**Exercise brief:** Begin the copy with the line that contains "Write the TikZ code for this diagram." and end it with the line that contains "(per) at (603,199.5)". Print these lines exactly and omit all pictures.

::::::::::

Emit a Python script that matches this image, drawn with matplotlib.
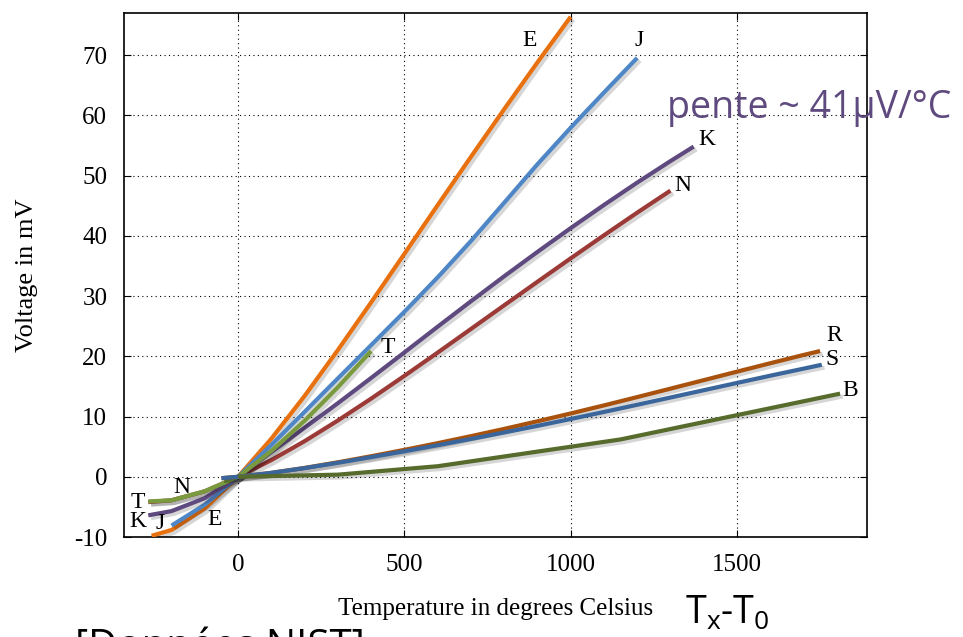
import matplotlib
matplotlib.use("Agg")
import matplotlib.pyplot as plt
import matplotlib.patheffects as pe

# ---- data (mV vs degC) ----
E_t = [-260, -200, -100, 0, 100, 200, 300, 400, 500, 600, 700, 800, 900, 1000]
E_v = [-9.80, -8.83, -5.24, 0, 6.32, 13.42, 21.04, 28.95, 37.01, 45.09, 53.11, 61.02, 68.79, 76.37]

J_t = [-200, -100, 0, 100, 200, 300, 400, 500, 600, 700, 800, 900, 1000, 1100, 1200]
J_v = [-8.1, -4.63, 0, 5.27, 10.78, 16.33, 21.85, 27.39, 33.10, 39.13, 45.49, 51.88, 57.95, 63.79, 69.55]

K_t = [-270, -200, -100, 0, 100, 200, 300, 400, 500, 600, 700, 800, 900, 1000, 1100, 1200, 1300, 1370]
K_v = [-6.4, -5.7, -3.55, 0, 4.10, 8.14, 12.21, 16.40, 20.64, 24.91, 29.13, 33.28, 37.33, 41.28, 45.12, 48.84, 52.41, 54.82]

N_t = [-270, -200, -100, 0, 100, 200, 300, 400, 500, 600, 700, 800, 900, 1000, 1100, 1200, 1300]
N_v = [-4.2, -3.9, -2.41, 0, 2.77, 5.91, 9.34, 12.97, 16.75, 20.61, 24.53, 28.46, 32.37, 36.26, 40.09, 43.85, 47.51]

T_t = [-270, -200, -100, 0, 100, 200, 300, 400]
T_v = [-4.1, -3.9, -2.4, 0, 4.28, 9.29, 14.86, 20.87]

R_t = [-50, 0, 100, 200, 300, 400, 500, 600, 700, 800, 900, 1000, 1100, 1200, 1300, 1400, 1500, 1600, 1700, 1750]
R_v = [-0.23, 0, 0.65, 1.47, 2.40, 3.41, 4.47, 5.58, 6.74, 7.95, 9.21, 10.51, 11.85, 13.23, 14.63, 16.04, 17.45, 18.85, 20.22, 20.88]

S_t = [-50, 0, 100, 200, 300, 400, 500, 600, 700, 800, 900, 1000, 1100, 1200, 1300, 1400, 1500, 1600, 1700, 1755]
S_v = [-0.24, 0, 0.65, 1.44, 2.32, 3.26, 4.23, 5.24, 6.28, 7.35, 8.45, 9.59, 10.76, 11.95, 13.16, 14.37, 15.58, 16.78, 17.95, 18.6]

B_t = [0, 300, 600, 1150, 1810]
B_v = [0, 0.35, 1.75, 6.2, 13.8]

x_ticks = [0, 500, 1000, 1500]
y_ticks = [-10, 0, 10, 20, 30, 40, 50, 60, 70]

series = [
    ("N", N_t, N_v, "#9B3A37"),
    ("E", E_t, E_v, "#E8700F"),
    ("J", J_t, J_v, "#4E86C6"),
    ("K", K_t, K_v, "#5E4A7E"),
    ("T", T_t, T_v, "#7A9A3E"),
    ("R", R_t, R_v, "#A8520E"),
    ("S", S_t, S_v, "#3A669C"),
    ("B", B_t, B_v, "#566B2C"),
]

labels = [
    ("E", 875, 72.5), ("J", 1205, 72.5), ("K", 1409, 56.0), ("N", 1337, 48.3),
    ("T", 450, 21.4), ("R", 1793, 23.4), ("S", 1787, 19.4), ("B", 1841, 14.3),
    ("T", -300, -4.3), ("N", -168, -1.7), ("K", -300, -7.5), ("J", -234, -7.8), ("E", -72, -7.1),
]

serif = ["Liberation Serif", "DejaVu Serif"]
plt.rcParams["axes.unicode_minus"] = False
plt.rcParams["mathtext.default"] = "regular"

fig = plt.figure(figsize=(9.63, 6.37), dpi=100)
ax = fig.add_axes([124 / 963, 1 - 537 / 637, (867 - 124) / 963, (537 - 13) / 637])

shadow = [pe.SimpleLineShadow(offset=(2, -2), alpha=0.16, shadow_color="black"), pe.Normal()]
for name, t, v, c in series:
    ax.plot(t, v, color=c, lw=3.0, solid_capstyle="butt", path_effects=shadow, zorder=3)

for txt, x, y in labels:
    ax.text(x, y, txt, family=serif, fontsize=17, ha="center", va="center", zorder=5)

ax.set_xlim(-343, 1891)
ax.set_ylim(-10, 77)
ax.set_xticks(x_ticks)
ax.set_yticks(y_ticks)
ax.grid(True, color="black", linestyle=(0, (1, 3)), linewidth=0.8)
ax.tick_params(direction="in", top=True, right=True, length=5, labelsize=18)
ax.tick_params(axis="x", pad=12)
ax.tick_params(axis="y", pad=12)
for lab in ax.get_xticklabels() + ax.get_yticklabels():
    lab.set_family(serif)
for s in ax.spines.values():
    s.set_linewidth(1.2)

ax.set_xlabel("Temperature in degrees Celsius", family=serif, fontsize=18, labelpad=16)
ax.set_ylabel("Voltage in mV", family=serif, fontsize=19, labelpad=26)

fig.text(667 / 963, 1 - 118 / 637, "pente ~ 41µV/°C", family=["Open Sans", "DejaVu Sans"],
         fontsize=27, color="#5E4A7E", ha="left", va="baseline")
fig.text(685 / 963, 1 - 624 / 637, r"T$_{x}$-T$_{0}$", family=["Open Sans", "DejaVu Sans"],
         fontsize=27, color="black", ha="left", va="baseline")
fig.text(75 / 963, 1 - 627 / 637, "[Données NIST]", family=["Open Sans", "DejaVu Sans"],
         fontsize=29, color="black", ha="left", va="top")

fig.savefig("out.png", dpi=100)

::::::::::

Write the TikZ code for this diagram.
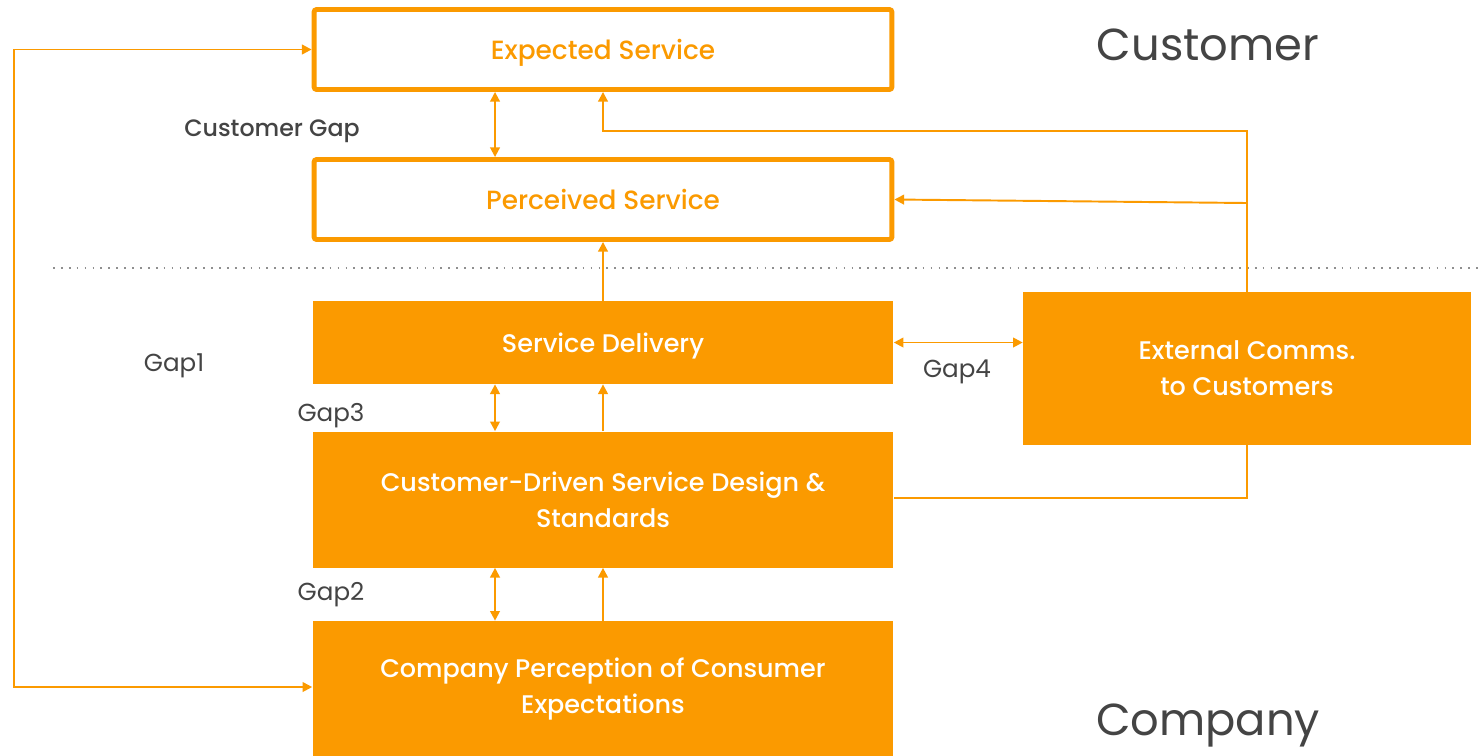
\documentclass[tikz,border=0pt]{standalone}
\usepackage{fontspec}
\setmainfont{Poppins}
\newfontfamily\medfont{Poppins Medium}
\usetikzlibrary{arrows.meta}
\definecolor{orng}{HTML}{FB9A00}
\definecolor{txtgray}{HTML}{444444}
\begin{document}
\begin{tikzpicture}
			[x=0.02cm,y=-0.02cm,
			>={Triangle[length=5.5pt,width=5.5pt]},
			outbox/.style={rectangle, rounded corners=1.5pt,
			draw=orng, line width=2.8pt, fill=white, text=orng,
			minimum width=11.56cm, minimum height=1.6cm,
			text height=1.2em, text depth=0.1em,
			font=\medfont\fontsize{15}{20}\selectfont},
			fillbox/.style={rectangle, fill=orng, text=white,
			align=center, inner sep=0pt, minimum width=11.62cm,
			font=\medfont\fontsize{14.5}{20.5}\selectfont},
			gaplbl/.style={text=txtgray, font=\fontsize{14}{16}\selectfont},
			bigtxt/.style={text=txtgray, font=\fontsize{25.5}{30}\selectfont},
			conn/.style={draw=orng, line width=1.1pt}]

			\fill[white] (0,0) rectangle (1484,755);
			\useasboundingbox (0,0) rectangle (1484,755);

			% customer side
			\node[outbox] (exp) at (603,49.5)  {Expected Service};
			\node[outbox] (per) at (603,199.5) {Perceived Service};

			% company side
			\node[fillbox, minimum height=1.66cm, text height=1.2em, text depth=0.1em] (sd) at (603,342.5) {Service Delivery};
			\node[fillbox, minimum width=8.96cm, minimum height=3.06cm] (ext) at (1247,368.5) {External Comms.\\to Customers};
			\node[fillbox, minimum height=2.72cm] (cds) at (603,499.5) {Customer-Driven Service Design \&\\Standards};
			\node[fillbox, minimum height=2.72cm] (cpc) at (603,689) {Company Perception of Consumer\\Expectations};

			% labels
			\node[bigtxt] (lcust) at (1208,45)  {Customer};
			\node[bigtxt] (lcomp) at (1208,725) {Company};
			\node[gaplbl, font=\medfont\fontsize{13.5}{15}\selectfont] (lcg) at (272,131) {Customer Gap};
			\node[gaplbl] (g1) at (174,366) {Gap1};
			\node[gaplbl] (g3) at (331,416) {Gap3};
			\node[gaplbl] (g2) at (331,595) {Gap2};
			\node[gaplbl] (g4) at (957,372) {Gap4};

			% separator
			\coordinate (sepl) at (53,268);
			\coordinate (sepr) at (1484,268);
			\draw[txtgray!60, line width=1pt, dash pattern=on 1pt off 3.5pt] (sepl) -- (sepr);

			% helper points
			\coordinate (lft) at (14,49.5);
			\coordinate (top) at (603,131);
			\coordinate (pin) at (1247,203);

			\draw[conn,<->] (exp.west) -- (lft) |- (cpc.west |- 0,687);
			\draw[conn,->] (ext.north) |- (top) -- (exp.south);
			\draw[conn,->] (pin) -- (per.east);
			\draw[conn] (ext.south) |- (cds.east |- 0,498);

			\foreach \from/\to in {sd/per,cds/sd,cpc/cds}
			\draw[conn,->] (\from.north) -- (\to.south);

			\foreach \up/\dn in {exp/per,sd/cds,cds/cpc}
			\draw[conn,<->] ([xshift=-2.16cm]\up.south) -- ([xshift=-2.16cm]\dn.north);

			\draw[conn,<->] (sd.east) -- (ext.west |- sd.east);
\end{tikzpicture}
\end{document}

::::::::::

**Exercise response:**
Write the TikZ code for this diagram.
\documentclass[tikz,border=0pt]{standalone}
\usepackage{fontspec}
\setmainfont{Poppins}
\newfontfamily\medfont{Poppins Medium}
\usetikzlibrary{arrows.meta}
\definecolor{orng}{HTML}{FB9A00}
\definecolor{txtgray}{HTML}{444444}
\begin{document}
\begin{tikzpicture}
			[x=0.02cm,y=-0.02cm,
			>={Triangle[length=5.5pt,width=5.5pt]},
			outbox/.style={rectangle, rounded corners=1.5pt,
			draw=orng, line width=2.8pt, fill=white, text=orng,
			minimum width=11.56cm, minimum height=1.6cm,
			text height=1.2em, text depth=0.1em,
			font=\medfont\fontsize{15}{20}\selectfont},
			fillbox/.style={rectangle, fill=orng, text=white,
			align=center, inner sep=0pt, minimum width=11.62cm,
			font=\medfont\fontsize{14.5}{20.5}\selectfont},
			gaplbl/.style={text=txtgray, font=\fontsize{14}{16}\selectfont},
			bigtxt/.style={text=txtgray, font=\fontsize{25.5}{30}\selectfont},
			conn/.style={draw=orng, line width=1.1pt}]

			\fill[white] (0,0) rectangle (1484,755);
			\useasboundingbox (0,0) rectangle (1484,755);

			% customer side
			\node[outbox] (exp) at (603,49.5)  {Expected Service};
			\node[outbox] (per) at (603,199.5) {Perceived Service};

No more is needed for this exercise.